12/18/2008

Don't let them spoil your appreciation of history

The Good Fight that Didn't End is a new book collecting the journal entries, letters and newspaper articles of Henry Goddard, a Connecticut cavalry officer. He has a journal entry dated November 10th of a type seen often:
Maj. Gen. G.B. McClellan, having been relieved of the command of the Army of the Potomac, we had a grand review from 8 a.m. to 10 a.m., the general riding past us and bowing to the cheering, he was accompanied by his successor, Maj. Gen. Burnside. It was a splendid sight, but a sad day for the Army. Curse the politicians who drove the general from his place just as his plans were developing.
At this point, the editor normally inserts an explanation on why the soldier holds foolish opinions not approved by best selling Civil War authors. This editor signally failed to do so.

The next part of the journal entry will look like indecipherable gibberish to the responsible editor and historian alike:
I never was a McClellanite till this last campaign, which has been managed splendidly. We have seized and held every gap in the Blue Ridge before him and got in the rebels rear here at Warrenton, and now he to whom we owe all this is removed.
The journal writer seems to be talking about some imaginary campaign that never happened. If the editor had replaced the passage entirely with elipses [...] he would have saved readers a lot of needless confusion.

Speaking of "gibberish" in another new book, One Continuous Fight, the authors write of Pennsylvania's Gen. Gregg capturing 2,000 Confederate stragglers and 3,000 Confederate wounded in a single incident after Gettysburg. I'm not sure how this could have happened in a pursuit not authorized by Civil War historians, but in round numbers, this looks like 7% of the total force brought by the South onto the battlefield taken in just one incident of the retreat.
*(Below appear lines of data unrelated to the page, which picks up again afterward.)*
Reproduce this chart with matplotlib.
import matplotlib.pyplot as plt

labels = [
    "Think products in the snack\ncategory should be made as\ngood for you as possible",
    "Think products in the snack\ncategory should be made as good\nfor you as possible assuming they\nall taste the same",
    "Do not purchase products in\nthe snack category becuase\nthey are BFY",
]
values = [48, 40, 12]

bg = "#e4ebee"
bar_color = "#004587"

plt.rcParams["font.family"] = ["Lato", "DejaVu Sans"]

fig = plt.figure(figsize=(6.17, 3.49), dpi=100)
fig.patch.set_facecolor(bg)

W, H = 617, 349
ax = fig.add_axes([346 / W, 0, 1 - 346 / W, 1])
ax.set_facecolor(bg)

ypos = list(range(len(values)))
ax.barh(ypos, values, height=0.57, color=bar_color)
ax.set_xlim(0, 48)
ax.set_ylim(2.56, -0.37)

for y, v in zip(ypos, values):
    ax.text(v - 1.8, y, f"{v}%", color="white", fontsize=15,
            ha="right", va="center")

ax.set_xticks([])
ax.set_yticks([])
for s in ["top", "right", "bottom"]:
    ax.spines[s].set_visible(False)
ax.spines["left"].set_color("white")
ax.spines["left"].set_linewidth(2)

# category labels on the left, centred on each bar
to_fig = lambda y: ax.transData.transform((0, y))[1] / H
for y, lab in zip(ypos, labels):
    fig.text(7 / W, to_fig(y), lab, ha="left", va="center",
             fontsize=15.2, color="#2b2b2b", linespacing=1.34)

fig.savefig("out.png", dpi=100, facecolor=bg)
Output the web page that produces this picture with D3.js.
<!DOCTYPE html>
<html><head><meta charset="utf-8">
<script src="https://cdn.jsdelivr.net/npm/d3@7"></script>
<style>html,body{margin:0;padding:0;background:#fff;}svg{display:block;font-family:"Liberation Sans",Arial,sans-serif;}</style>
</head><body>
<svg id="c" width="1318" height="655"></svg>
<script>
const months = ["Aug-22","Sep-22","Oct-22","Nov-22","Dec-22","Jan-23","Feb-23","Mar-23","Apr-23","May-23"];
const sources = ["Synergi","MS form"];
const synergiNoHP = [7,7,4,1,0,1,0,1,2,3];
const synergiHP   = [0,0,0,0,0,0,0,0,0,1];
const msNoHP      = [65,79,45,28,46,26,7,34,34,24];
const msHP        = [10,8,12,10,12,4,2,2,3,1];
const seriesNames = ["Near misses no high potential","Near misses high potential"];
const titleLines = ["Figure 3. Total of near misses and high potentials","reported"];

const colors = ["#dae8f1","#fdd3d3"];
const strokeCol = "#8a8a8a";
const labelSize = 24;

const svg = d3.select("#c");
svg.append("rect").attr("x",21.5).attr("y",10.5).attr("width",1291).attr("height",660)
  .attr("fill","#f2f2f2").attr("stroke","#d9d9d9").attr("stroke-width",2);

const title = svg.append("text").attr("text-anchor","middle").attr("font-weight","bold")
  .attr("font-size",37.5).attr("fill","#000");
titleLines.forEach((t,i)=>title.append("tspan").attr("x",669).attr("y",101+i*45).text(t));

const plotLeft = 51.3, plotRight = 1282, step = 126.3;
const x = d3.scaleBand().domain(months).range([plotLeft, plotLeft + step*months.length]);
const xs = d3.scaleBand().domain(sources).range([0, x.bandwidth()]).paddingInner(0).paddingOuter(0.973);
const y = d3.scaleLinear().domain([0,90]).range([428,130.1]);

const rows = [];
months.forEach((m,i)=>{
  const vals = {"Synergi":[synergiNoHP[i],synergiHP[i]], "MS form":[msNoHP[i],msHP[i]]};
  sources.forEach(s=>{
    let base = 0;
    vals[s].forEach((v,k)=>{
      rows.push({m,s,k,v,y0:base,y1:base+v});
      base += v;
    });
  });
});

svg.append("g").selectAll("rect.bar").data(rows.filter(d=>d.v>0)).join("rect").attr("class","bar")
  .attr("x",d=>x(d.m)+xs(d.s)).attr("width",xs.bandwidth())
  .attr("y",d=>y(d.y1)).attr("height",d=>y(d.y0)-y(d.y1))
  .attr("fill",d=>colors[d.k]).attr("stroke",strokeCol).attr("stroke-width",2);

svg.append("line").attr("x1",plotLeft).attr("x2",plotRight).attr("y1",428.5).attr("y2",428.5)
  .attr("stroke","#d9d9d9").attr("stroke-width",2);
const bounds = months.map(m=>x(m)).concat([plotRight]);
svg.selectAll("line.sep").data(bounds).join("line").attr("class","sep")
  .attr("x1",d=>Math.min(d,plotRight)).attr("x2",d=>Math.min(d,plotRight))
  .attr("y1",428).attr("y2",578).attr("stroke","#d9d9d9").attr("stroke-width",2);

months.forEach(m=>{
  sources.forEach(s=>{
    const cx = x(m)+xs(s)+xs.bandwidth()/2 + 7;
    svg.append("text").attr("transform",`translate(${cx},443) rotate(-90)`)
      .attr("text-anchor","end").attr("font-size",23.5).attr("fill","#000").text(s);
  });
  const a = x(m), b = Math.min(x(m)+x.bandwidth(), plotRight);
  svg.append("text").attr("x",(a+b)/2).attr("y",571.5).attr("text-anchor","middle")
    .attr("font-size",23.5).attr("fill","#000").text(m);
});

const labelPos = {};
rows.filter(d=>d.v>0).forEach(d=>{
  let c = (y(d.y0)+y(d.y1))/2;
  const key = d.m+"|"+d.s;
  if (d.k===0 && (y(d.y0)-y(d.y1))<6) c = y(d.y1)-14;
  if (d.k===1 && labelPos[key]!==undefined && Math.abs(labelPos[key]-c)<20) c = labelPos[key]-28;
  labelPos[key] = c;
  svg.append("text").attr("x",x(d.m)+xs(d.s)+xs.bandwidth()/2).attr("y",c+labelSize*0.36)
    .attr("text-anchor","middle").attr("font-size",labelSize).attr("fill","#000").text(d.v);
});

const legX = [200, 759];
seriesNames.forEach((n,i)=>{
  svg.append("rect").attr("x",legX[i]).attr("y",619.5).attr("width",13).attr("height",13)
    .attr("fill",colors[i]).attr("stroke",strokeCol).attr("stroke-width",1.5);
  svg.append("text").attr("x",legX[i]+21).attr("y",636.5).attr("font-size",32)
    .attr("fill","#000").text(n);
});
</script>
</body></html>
If these numbers look "wild," Continuous Fight offers another tidbit a few pages later. Again, the speaker sets out to purposefully confuse the reader. Here is the colonel commanding the 4th Pennsylvania Volunteer Cavalry:
I count up out of five hundred men of my regiment with whom I left Potomac creek, twenty-five with me mounted. The rest are, heaven only knows where, dismounted, killed, wounded, scattered, and not at hand.
His command has become entirely notional - to him. But to us, Civil War historians and readers, there are no notional Union commands, only excuse making and balking. I would have footnoted this passage with a comment about battle fatigue, things we say when stressed, etc.
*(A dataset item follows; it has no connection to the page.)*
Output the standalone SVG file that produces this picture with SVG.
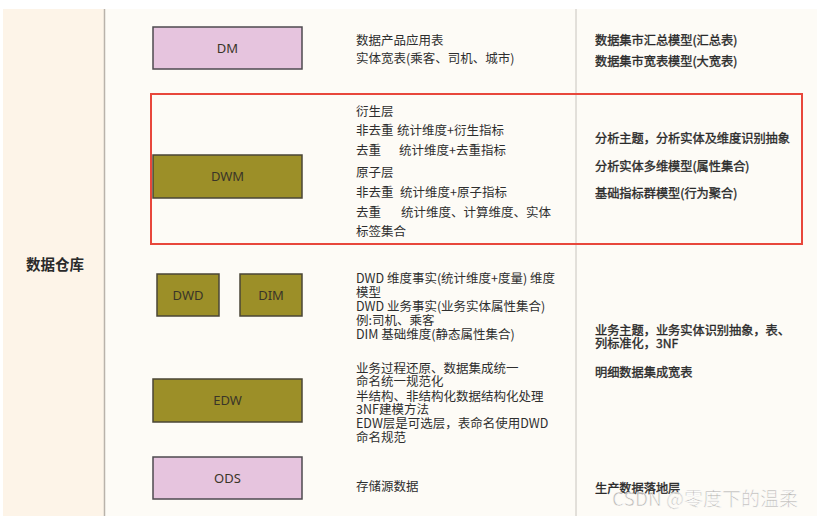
<svg xmlns="http://www.w3.org/2000/svg" width="817" height="519" viewBox="0 0 817 519">
<style>
.t{font-family:"Noto Sans CJK SC","Noto Sans",sans-serif;font-size:12.5px;fill:#2e2e2e}
.r{font-family:"Noto Sans CJK SC","Noto Sans",sans-serif;font-size:12.2px;fill:#2a2a2a;stroke:#2a2a2a;stroke-width:0.35}
.lbl{font-family:"Noto Sans","Noto Sans CJK SC",sans-serif;font-size:13px;fill:#3a3528;text-anchor:middle}
.pink{fill:#e6c4de;stroke:#4d4a4f;stroke-width:1.5}
.olive{fill:#9c8f28;stroke:#4a4636;stroke-width:1.5}
</style>
<rect x="0" y="0" width="817" height="519" fill="#ffffff"/>
<rect x="3" y="9" width="814" height="507" fill="#fdfbf6"/>
<rect x="3" y="9" width="101" height="507" fill="#fdf4e8"/>
<line x1="104.5" y1="9" x2="104.5" y2="516" stroke="#b9b2aa" stroke-width="1.5"/>
<line x1="576" y1="9" x2="576" y2="516" stroke="#c8c4be" stroke-width="1"/>
<text x="55" y="270" text-anchor="middle" style="font-family:'Noto Sans CJK SC',sans-serif;font-size:14.5px;font-weight:bold;fill:#2a2a2a">数据仓库</text>

<g id="DM"><rect class="pink" x="153" y="27" width="149" height="42"/><text class="lbl" x="227.5" y="53">DM</text></g>
<g id="DWM"><rect class="olive" x="153" y="155" width="149" height="43"/><text class="lbl" x="227.5" y="181">DWM</text></g>
<g id="DWD"><rect class="olive" x="157" y="274" width="62" height="42"/><text class="lbl" x="188" y="300">DWD</text></g>
<g id="DIM"><rect class="olive" x="240" y="274" width="62" height="42"/><text class="lbl" x="271" y="300">DIM</text></g>
<g id="EDW"><rect class="olive" x="153" y="379" width="149" height="43"/><text class="lbl" x="227.5" y="405">EDW</text></g>
<g id="ODS"><rect class="pink" x="153" y="457" width="149" height="42"/><text class="lbl" x="227.5" y="483">ODS</text></g>

<g id="highlight"><rect x="151" y="94" width="651" height="150" fill="none" stroke="#e8473b" stroke-width="2"/></g>

<g id="mid-text">
<text class="t" x="356" y="45">数据产品应用表</text>
<text class="t" x="356" y="63">实体宽表(乘客、司机、城市)</text>

<text class="t" x="356" y="116">衍生层</text>
<text class="t" x="356" y="135">非去重<tspan x="397">统计维度+衍生指标</tspan></text>
<text class="t" x="356" y="155">去重<tspan x="399">统计维度+去重指标</tspan></text>
<text class="t" x="356" y="177">原子层</text>
<text class="t" x="356" y="197">非去重<tspan x="400">统计维度+原子指标</tspan></text>
<text class="t" x="356" y="217">去重<tspan x="401">统计维度、计算维度、实体</tspan></text>
<text class="t" x="356" y="236">标签集合</text>

<text class="t" x="356" y="283">DWD 维度事实(统计维度+度量) 维度</text>
<text class="t" x="356" y="297">模型</text>
<text class="t" x="356" y="311">DWD 业务事实(业务实体属性集合)</text>
<text class="t" x="356" y="325">例:司机、乘客</text>
<text class="t" x="356" y="339">DIM 基础维度(静态属性集合)</text>

<text class="t" x="356" y="373">业务过程还原、数据集成统一</text>
<text class="t" x="356" y="386">命名统一规范化</text>
<text class="t" x="356" y="401">半结构、非结构化数据结构化处理</text>
<text class="t" x="356" y="414">3NF建模方法</text>
<text class="t" x="356" y="428">EDW层是可选层，表命名使用DWD</text>
<text class="t" x="356" y="442">命名规范</text>

<text class="t" x="356" y="491">存储源数据</text>
</g>

<g id="right-text">
<text class="r" x="595" y="45">数据集市汇总模型(汇总表)</text>
<text class="r" x="595" y="66">数据集市宽表模型(大宽表)</text>
<text class="r" x="595" y="143">分析主题，分析实体及维度识别抽象</text>
<text class="r" x="595" y="171">分析实体多维模型(属性集合)</text>
<text class="r" x="595" y="198">基础指标群模型(行为聚合)</text>
<text class="r" x="595" y="335">业务主题，业务实体识别抽象，表、</text>
<text class="r" x="595" y="348">列标准化，3NF</text>
<text class="r" x="595" y="377">明细数据集成宽表</text>
<text class="r" x="595" y="493">生产数据落地层</text>
</g>

<text x="612" y="506" style="font-family:'Noto Sans CJK SC',sans-serif;font-size:19px;fill:#b5b2ae;stroke:#ffffff;stroke-width:0.6;opacity:0.9">CSDN @零度下的温柔</text>
</svg>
Before you start wondering about all of this kind of crazy talk, be assured that the quotes listed here will only slip through those works not edited by knowledgeable and vigilant authorities. Stick with brand name authors and especially avoid diaries and letters if you want to maintain that clear-headed, hard-earned understanding you have held for so many years and worked so hard to attain.

Don't let improperly presented source material spoil your appreciation of history.